Pipeline computers bear the name by reason of some similarity to petroleum pipelines that pass different products in sequence through interconnected sections. Before one petroleum product clears a pipeline, several others may have been introduced. By analogy, in pipeline computers, a series of stages perform distinct steps on sequences of passing data.
To consider an exemplary sequence in a pipeline computer: an initial stage fetches instructions, a second stage decodes the instructions, a third stage locates operands and so on. For continuity in existing systems, the final stage in the pipeline may update a program counter to provide the address of the next instruction in a current sequence.
Normally, the first stage of a pipeline computer operates with a program counter value that is several cycles ahead of the counter value produced by the last stage.

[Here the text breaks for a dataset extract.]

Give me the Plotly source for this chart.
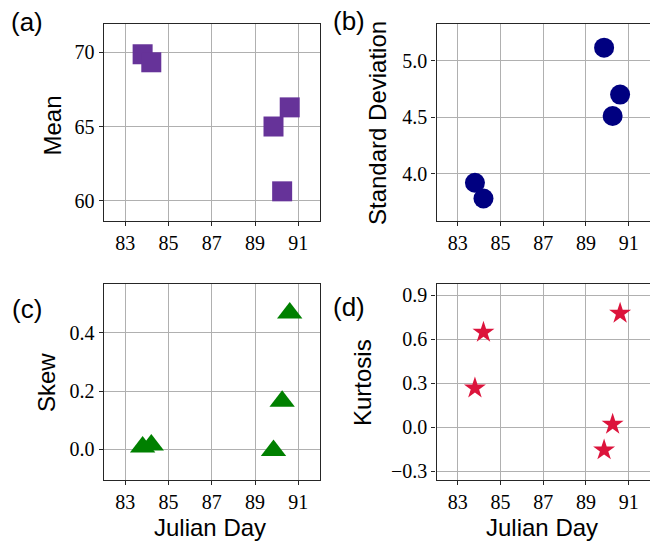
import plotly.graph_objects as go

# ---- data ----
julian_day = [83.8, 84.2, 89.85, 90.25, 90.6]
mean_vals = [69.87, 69.33, 65.0, 60.63, 66.29]
std_vals = [3.92, 3.78, 5.115, 4.51, 4.70]
skew_vals = [0.008, 0.015, -0.004, 0.165, 0.468]
kurt_vals = [0.266, 0.646, -0.155, 0.02, 0.775]

x_ticks = [83, 85, 87, 89, 91]
x_ticktext = ["83", "85", "87", "89", "91"]
mean_ticks = [60, 65, 70]
mean_ticktext = ["60", "65", "70"]
std_ticks = [4.0, 4.5, 5.0]
std_ticktext = ["4.0", "4.5", "5.0"]
skew_ticks = [0.0, 0.2, 0.4]
skew_ticktext = ["0.0", "0.2", "0.4"]
kurt_ticks = [-0.3, 0.0, 0.3, 0.6, 0.9]
kurt_ticktext = ["\u22120.3", "0.0", "0.3", "0.6", "0.9"]

W, H = 650, 543
SERIF = "Liberation Serif"
LABELFONT = dict(family="Liberation Sans, Arial, sans-serif", size=24, color="#000000")
PANELFONT = dict(family="Liberation Sans, Arial, sans-serif", size=26, color="#000000")


def px_x(v):
    return v / W


def px_y(v):
    return 1 - v / H


fig = go.Figure()

panels = [
    ("x", "y", mean_vals, "square", 20, "#663399", (103.7, 320.0), (24.3, 221.0), [58.63, 71.89], mean_ticks, mean_ticktext),
    ("x2", "y2", std_vals, "circle", 20, "#000080", (436.5, 650.0), (24.3, 221.0), [3.581, 5.322], std_ticks, std_ticktext),
    ("x3", "y3", skew_vals, "triangle-up", 22, "#008000", (103.7, 320.0), (284.0, 480.0), [-0.1055, 0.568], skew_ticks, skew_ticktext),
    ("x4", "y4", kurt_vals, "star", 16.5, "#DC143C", (436.5, 650.0), (284.0, 480.0), [-0.359, 0.975], kurt_ticks, kurt_ticktext),
]

for i, (xa, ya, yv, sym, sz, col, xd, yd, yr, yt, ytt) in enumerate(panels):
    fig.add_trace(go.Scatter(
        x=julian_day, y=yv, mode="markers", xaxis=xa, yaxis=ya,
        marker=dict(symbol=sym, size=sz, color=col, line=dict(width=0)),
        showlegend=False, cliponaxis=False,
    ))
    xkey = "xaxis" if i == 0 else f"xaxis{i+1}"
    ykey = "yaxis" if i == 0 else f"yaxis{i+1}"
    common = dict(
        showgrid=True, gridcolor="#b0b0b0", gridwidth=1,
        showline=True, linecolor="#262626", linewidth=1.3, mirror=True,
        ticks="outside", ticklen=4, tickwidth=1, tickcolor="#262626",
        zeroline=False, automargin=False,
    )
    fig.update_layout({
        xkey: dict(domain=[px_x(xd[0]), min(1.0, px_x(xd[1]))], range=[82, 92],
                   tickmode="array", tickvals=x_ticks, ticktext=x_ticktext,
                   tickfont=dict(family=SERIF, size=20, color="#000000"),
                   anchor=ya, **common),
        ykey: dict(domain=[px_y(yd[1]), px_y(yd[0])], range=yr,
                   tickmode="array", tickvals=yt, ticktext=ytt,
                   tickfont=dict(family=SERIF, size=20, color="#000000"),
                   anchor=xa, **common),
    })

annotations = []
for text, cx, cy, rot in [
    ("Mean", 52.5, 126, -90),
    ("Standard Deviation", 378, 123, -90),
    ("Skew", 46, 383, -90),
    ("Kurtosis", 362, 383, -90),
    ("Julian Day", 210, 527, 0),
    ("Julian Day", 542, 527, 0),
]:
    annotations.append(dict(text=text, x=px_x(cx), y=px_y(cy), xref="paper", yref="paper",
                            xanchor="center", yanchor="middle", showarrow=False,
                            textangle=rot, font=LABELFONT))
for text, cx, cy in [("(a)", 27, 22), ("(b)", 349, 21), ("(c)", 27, 309), ("(d)", 349, 307)]:
    annotations.append(dict(text=text, x=px_x(cx), y=px_y(cy), xref="paper", yref="paper",
                            xanchor="center", yanchor="middle", showarrow=False,
                            font=PANELFONT))

fig.update_layout(
    width=W, height=H,
    margin=dict(l=0, r=0, t=0, b=0),
    paper_bgcolor="white", plot_bgcolor="white",
    annotations=annotations,
)

fig.write_html("out.html")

In one typical operation, the future value of the program counter is estimated for the initial stage on the basis of successive increments. A branch operation commanded by a branch instruction breaks the pipeline normally requiring the program counter to split from an existing sequence. Thus, interaction between the first and last stages of a pipeline computer is effected when a branch command alters the program counter nonsequentially. That is to say, during as many cycles as there are stages in the pipeline, no instructions can be issued. The process is thus blocked with a resulting loss of time. Also, branch operations may involve further complications and loss of time in view of conditions that remain undetermined when a conditional branch instruction reaches the last stage of the pipeline.
With regard to the present system, the delayed branch affords a way to prevent the usual loss of time attendant pipeline breaks and to enable use of what is already in the pipeline. It significantly improves the performance of branch instructions, the occurrence of which are very common (typically more than fourteen percent). Time losses, traditionally attendant pipeline breaks, are avoided by accommodating effective programming of the system.

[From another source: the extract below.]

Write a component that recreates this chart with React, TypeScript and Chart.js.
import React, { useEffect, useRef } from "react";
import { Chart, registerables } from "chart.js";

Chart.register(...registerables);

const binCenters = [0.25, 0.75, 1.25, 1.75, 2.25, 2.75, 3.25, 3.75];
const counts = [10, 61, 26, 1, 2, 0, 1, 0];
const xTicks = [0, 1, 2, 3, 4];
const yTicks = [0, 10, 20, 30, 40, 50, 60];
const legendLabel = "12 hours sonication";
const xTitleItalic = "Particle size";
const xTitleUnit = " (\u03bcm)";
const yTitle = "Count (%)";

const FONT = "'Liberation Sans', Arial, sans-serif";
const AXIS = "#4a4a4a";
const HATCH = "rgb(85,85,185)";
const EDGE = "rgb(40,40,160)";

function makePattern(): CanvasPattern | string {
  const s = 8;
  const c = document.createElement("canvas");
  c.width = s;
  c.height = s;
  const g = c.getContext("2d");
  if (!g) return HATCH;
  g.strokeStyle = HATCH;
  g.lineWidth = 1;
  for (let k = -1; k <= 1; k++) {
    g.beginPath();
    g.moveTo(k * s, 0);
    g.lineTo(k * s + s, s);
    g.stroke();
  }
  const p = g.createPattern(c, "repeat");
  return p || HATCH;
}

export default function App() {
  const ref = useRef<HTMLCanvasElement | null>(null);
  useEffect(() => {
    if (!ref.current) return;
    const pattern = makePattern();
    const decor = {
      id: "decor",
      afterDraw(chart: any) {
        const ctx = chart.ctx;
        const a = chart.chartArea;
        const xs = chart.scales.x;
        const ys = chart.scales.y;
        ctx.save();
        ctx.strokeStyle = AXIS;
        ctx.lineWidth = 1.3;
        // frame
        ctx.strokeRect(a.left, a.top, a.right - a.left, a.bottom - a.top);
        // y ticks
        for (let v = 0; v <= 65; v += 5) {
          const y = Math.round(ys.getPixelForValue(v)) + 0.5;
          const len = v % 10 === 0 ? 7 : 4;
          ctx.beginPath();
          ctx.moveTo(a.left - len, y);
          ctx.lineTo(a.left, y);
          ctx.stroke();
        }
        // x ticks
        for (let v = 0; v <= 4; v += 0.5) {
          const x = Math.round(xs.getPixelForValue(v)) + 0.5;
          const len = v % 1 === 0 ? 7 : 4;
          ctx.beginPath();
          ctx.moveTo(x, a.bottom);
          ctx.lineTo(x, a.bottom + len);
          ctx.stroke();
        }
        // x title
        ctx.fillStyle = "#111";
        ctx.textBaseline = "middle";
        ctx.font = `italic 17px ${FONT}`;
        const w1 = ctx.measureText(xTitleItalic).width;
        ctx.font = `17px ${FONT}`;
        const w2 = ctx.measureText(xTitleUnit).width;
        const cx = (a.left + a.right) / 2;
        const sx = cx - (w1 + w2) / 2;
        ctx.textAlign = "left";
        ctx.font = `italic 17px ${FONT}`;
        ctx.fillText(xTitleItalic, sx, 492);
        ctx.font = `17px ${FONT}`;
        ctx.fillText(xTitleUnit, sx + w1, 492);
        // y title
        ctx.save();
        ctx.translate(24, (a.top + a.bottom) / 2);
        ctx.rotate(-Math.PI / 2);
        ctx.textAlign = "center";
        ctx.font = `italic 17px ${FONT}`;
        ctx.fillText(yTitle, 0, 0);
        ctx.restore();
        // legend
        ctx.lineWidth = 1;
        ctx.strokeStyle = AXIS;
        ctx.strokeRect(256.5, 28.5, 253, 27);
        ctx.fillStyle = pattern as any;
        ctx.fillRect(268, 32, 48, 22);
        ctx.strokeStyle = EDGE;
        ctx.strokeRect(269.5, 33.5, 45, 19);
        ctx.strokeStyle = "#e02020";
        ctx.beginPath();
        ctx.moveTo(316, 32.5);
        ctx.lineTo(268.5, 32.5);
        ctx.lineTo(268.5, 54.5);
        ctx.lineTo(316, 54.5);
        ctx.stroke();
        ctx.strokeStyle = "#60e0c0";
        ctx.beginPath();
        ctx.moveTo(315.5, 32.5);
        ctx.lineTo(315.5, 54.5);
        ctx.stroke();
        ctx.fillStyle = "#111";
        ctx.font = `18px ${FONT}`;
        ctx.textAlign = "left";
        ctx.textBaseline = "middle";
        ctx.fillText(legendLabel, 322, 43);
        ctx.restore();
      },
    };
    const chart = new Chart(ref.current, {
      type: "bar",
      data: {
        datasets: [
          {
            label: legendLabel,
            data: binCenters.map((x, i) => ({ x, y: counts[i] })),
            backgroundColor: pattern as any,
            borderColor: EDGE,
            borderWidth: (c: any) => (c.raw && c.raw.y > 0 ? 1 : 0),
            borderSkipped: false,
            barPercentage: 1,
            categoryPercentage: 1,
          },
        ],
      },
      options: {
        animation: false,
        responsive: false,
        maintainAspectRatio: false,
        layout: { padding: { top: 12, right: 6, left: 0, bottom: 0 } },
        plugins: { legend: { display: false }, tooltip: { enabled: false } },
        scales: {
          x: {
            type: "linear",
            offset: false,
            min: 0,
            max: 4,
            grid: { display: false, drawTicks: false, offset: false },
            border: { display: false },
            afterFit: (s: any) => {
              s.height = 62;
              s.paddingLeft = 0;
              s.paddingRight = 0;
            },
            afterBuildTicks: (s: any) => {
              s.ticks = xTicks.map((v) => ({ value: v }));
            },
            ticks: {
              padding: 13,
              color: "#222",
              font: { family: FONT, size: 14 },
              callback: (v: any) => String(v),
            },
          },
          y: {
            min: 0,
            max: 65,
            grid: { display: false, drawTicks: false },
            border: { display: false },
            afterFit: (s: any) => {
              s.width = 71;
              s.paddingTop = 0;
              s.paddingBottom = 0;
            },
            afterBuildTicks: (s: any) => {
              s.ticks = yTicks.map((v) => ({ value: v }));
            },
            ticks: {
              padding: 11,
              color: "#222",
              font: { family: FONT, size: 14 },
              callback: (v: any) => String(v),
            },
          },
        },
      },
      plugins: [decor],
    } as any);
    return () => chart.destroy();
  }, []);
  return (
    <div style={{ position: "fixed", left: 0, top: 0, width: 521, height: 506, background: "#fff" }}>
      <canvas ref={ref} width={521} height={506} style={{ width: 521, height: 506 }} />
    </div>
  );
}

In general, the present invention involves a system (apparatus and process) involving variable delay branch operation which accommodates programming of both conditional and unconditional branch operations as for use in a pipeline computer to avoid the loss of time.
As programmed instructions are provided for execution, the system implements steps to accommodate a branch command, followed by a split command to indicate the time for the jump. In the disclosed embodiment, the split command comprises a bit in an instruction to command the execution of a branch. That is, a jump is not executed immediately after a branch command but rather is delayed by a variable number of program instructions pending a split command in the form of a split bit. The variable number is under the control of the programmer, enabling considerable flexibility and time saving. However, as disclosed herein, the delay must be at least one cycle. The branch command does not indicate the imposed delay, but rather the system affords flexibility. If no delay is desired, the branch command can be followed by a no-operation instruction containing a split bit.
When a control instruction specifies a conditional branch, the results of subsequent processing are tested until the condition codes are ready and a split bit occurs (in either order). If the condition is not met, the system does not jump but rather resumes execution of the current sequence in the program counter.
In summary, following a branch command, the system affords a variable delay during which branch or target instructions are fetched enabling a prompt jump as on the occurrence of a split bit. By setting up the sequence of target instructions for a branch command, accommodating variable delay and accommodating conditional branches, the system of the present invention enables a substantial saving of time and flexibility in the operation of a pipeline computer. As explained in detail below, the saving of time results because with a branch, the currently operating units continue to function while the target instructions are fetched and loaded. Also, in the case of a conditional branch, condition codes are developed concurrently with useful operation. Of course, the effectiveness of the system is somewhat dependent on the extent of its utilization by an instant operating program.